**Written instruction:**
Drop every picture, then transcribe the remaining data exactly.

**Provided data:**
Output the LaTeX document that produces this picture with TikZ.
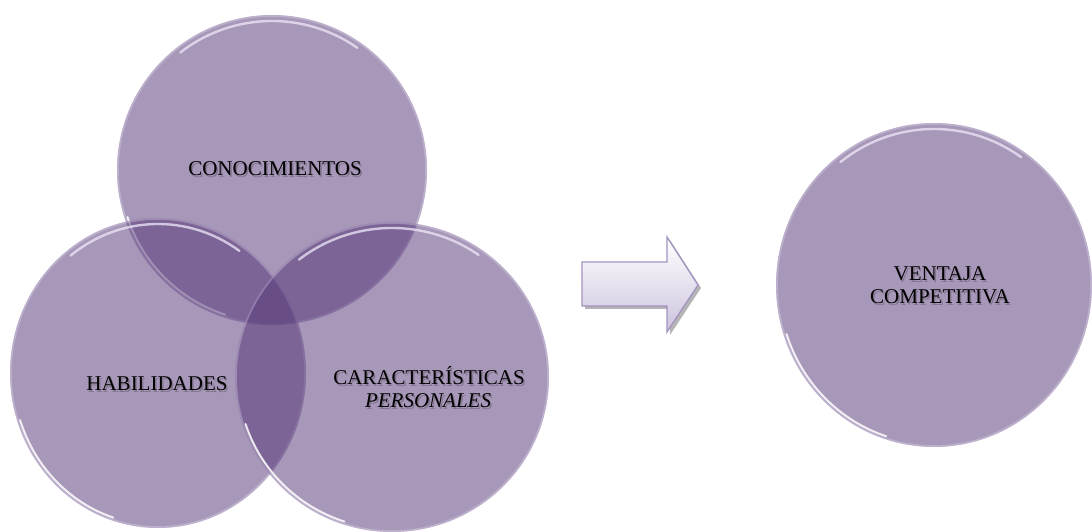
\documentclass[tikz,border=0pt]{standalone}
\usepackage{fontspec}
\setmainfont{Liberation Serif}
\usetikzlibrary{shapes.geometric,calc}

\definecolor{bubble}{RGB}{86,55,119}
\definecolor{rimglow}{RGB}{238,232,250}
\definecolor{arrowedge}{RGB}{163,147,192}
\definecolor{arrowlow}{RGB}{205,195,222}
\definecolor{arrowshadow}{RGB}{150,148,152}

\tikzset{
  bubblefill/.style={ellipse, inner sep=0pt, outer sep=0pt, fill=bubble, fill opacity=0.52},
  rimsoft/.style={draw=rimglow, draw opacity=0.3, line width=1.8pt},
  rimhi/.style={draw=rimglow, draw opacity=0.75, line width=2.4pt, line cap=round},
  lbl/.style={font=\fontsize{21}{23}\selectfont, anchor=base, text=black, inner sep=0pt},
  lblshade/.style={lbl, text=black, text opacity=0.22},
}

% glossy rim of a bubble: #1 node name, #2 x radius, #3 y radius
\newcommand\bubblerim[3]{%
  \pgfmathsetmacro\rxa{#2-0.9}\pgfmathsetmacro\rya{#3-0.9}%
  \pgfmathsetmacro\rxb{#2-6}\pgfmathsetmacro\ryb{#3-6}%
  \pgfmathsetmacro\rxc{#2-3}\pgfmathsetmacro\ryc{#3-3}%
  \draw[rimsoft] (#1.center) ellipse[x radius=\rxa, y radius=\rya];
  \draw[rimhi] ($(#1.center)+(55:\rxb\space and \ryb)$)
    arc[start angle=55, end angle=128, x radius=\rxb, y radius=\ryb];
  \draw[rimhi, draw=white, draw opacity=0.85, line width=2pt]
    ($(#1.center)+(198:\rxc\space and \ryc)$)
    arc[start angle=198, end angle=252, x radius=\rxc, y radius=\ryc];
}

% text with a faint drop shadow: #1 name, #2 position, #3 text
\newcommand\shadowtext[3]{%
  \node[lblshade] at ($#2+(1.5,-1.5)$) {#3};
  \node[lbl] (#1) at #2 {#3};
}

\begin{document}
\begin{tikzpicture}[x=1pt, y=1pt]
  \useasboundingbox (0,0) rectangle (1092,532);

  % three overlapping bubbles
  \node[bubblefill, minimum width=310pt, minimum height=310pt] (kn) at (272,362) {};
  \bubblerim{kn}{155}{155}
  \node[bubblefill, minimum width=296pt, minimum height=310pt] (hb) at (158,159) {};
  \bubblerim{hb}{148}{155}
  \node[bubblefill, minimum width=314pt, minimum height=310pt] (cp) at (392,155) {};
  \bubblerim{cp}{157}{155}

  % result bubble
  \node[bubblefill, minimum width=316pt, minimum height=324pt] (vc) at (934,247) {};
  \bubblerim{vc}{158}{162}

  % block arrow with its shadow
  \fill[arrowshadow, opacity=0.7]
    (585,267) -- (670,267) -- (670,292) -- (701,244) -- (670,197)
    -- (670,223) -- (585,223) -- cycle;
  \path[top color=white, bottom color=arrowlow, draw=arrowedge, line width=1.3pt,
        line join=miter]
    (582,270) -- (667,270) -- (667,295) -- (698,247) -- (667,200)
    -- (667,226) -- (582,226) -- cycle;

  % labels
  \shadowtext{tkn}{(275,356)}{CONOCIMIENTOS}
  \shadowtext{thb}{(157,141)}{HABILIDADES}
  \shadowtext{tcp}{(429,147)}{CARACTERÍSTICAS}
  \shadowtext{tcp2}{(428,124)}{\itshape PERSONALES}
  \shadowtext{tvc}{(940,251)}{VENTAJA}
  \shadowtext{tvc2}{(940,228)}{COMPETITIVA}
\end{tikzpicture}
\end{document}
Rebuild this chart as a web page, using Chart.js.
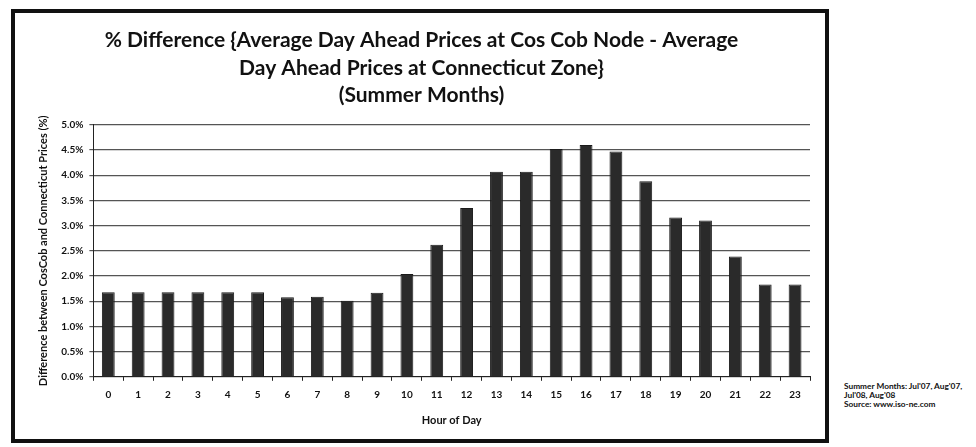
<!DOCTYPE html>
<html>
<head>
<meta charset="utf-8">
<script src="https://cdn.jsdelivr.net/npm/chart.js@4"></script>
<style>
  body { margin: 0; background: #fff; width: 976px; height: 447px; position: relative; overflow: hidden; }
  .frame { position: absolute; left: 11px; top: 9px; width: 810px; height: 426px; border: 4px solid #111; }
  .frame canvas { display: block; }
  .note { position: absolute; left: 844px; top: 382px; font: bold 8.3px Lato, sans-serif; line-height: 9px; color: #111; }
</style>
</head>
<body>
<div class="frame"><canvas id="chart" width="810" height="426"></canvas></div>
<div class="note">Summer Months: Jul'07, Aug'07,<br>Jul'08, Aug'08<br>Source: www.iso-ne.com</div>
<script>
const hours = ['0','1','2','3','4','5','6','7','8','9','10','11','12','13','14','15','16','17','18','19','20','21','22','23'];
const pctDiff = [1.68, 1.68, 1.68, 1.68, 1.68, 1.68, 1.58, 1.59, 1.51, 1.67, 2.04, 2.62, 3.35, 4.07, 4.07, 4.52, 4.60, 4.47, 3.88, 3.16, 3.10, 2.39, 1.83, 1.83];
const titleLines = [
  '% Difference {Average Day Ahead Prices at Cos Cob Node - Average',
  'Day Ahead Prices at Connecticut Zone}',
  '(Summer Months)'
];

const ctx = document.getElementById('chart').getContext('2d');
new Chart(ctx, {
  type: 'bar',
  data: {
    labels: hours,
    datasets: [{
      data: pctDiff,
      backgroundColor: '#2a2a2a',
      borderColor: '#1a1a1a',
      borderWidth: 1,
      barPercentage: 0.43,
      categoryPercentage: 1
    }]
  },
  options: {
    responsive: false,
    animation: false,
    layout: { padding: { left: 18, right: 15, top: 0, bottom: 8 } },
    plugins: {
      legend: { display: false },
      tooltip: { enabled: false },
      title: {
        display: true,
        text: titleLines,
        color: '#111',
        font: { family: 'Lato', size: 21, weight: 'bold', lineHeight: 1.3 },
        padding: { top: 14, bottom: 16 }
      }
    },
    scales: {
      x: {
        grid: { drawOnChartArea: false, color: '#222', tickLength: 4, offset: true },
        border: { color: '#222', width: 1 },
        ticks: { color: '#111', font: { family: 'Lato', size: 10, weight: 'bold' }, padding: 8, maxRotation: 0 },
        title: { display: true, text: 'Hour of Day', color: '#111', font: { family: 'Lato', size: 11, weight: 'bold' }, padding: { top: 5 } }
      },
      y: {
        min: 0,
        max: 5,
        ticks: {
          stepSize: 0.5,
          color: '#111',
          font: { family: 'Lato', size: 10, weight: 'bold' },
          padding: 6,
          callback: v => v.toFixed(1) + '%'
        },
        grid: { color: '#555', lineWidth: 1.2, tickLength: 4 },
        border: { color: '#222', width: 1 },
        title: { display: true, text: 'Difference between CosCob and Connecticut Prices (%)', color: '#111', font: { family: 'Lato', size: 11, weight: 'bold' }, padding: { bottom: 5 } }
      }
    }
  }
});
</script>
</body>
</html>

**The response:**
Output the LaTeX document that produces this picture with TikZ.
\documentclass[tikz,border=0pt]{standalone}
\usepackage{fontspec}
\setmainfont{Liberation Serif}
\usetikzlibrary{shapes.geometric,calc}

\definecolor{bubble}{RGB}{86,55,119}
\definecolor{rimglow}{RGB}{238,232,250}
\definecolor{arrowedge}{RGB}{163,147,192}
\definecolor{arrowlow}{RGB}{205,195,222}
\definecolor{arrowshadow}{RGB}{150,148,152}

\tikzset{
  bubblefill/.style={ellipse, inner sep=0pt, outer sep=0pt, fill=bubble, fill opacity=0.52},
  rimsoft/.style={draw=rimglow, draw opacity=0.3, line width=1.8pt},
  rimhi/.style={draw=rimglow, draw opacity=0.75, line width=2.4pt, line cap=round},
  lbl/.style={font=\fontsize{21}{23}\selectfont, anchor=base, text=black, inner sep=0pt},
  lblshade/.style={lbl, text=black, text opacity=0.22},
}

% glossy rim of a bubble: #1 node name, #2 x radius, #3 y radius
\newcommand\bubblerim[3]{%
  \pgfmathsetmacro\rxa{#2-0.9}\pgfmathsetmacro\rya{#3-0.9}%
  \pgfmathsetmacro\rxb{#2-6}\pgfmathsetmacro\ryb{#3-6}%
  \pgfmathsetmacro\rxc{#2-3}\pgfmathsetmacro\ryc{#3-3}%
  \draw[rimsoft] (#1.center) ellipse[x radius=\rxa, y radius=\rya];
  \draw[rimhi] ($(#1.center)+(55:\rxb\space and \ryb)$)
    arc[start angle=55, end angle=128, x radius=\rxb, y radius=\ryb];
  \draw[rimhi, draw=white, draw opacity=0.85, line width=2pt]
    ($(#1.center)+(198:\rxc\space and \ryc)$)
    arc[start angle=198, end angle=252, x radius=\rxc, y radius=\ryc];
}

% text with a faint drop shadow: #1 name, #2 position, #3 text
\newcommand\shadowtext[3]{%
  \node[lblshade] at ($#2+(1.5,-1.5)$) {#3};
  \node[lbl] (#1) at #2 {#3};
}

\begin{document}
\begin{tikzpicture}[x=1pt, y=1pt]
  \useasboundingbox (0,0) rectangle (1092,532);

  % three overlapping bubbles
  \node[bubblefill, minimum width=310pt, minimum height=310pt] (kn) at (272,362) {};
  \bubblerim{kn}{155}{155}
  \node[bubblefill, minimum width=296pt, minimum height=310pt] (hb) at (158,159) {};
  \bubblerim{hb}{148}{155}
  \node[bubblefill, minimum width=314pt, minimum height=310pt] (cp) at (392,155) {};
  \bubblerim{cp}{157}{155}

  % result bubble
  \node[bubblefill, minimum width=316pt, minimum height=324pt] (vc) at (934,247) {};
  \bubblerim{vc}{158}{162}

  % block arrow with its shadow
  \fill[arrowshadow, opacity=0.7]
    (585,267) -- (670,267) -- (670,292) -- (701,244) -- (670,197)
    -- (670,223) -- (585,223) -- cycle;
  \path[top color=white, bottom color=arrowlow, draw=arrowedge, line width=1.3pt,
        line join=miter]
    (582,270) -- (667,270) -- (667,295) -- (698,247) -- (667,200)
    -- (667,226) -- (582,226) -- cycle;

  % labels
  \shadowtext{tkn}{(275,356)}{CONOCIMIENTOS}
  \shadowtext{thb}{(157,141)}{HABILIDADES}
  \shadowtext{tcp}{(429,147)}{CARACTERÍSTICAS}
  \shadowtext{tcp2}{(428,124)}{\itshape PERSONALES}
  \shadowtext{tvc}{(940,251)}{VENTAJA}
  \shadowtext{tvc2}{(940,228)}{COMPETITIVA}
\end{tikzpicture}
\end{document}
Rebuild this chart as a web page, using Chart.js.
<!DOCTYPE html>
<html>
<head>
<meta charset="utf-8">
<script src="https://cdn.jsdelivr.net/npm/chart.js@4"></script>
<style>
  body { margin: 0; background: #fff; width: 976px; height: 447px; position: relative; overflow: hidden; }
  .frame { position: absolute; left: 11px; top: 9px; width: 810px; height: 426px; border: 4px solid #111; }
  .frame canvas { display: block; }
  .note { position: absolute; left: 844px; top: 382px; font: bold 8.3px Lato, sans-serif; line-height: 9px; color: #111; }
</style>
</head>
<body>
<div class="frame"><canvas id="chart" width="810" height="426"></canvas></div>
<div class="note">Summer Months: Jul'07, Aug'07,<br>Jul'08, Aug'08<br>Source: www.iso-ne.com</div>
<script>
const hours = ['0','1','2','3','4','5','6','7','8','9','10','11','12','13','14','15','16','17','18','19','20','21','22','23'];
const pctDiff = [1.68, 1.68, 1.68, 1.68, 1.68, 1.68, 1.58, 1.59, 1.51, 1.67, 2.04, 2.62, 3.35, 4.07, 4.07, 4.52, 4.60, 4.47, 3.88, 3.16, 3.10, 2.39, 1.83, 1.83];
const titleLines = [
  '% Difference {Average Day Ahead Prices at Cos Cob Node - Average',
  'Day Ahead Prices at Connecticut Zone}',
  '(Summer Months)'
];

const ctx = document.getElementById('chart').getContext('2d');
new Chart(ctx, {
  type: 'bar',
  data: {
    labels: hours,
    datasets: [{
      data: pctDiff,
      backgroundColor: '#2a2a2a',
      borderColor: '#1a1a1a',
      borderWidth: 1,
      barPercentage: 0.43,
      categoryPercentage: 1
    }]
  },
  options: {
    responsive: false,
    animation: false,
    layout: { padding: { left: 18, right: 15, top: 0, bottom: 8 } },
    plugins: {
      legend: { display: false },
      tooltip: { enabled: false },
      title: {
        display: true,
        text: titleLines,
        color: '#111',
        font: { family: 'Lato', size: 21, weight: 'bold', lineHeight: 1.3 },
        padding: { top: 14, bottom: 16 }
      }
    },
    scales: {
      x: {
        grid: { drawOnChartArea: false, color: '#222', tickLength: 4, offset: true },
        border: { color: '#222', width: 1 },
        ticks: { color: '#111', font: { family: 'Lato', size: 10, weight: 'bold' }, padding: 8, maxRotation: 0 },
        title: { display: true, text: 'Hour of Day', color: '#111', font: { family: 'Lato', size: 11, weight: 'bold' }, padding: { top: 5 } }
      },
      y: {
        min: 0,
        max: 5,
        ticks: {
          stepSize: 0.5,
          color: '#111',
          font: { family: 'Lato', size: 10, weight: 'bold' },
          padding: 6,
          callback: v => v.toFixed(1) + '%'
        },
        grid: { color: '#555', lineWidth: 1.2, tickLength: 4 },
        border: { color: '#222', width: 1 },
        title: { display: true, text: 'Difference between CosCob and Connecticut Prices (%)', color: '#111', font: { family: 'Lato', size: 11, weight: 'bold' }, padding: { bottom: 5 } }
      }
    }
  }
});
</script>
</body>
</html>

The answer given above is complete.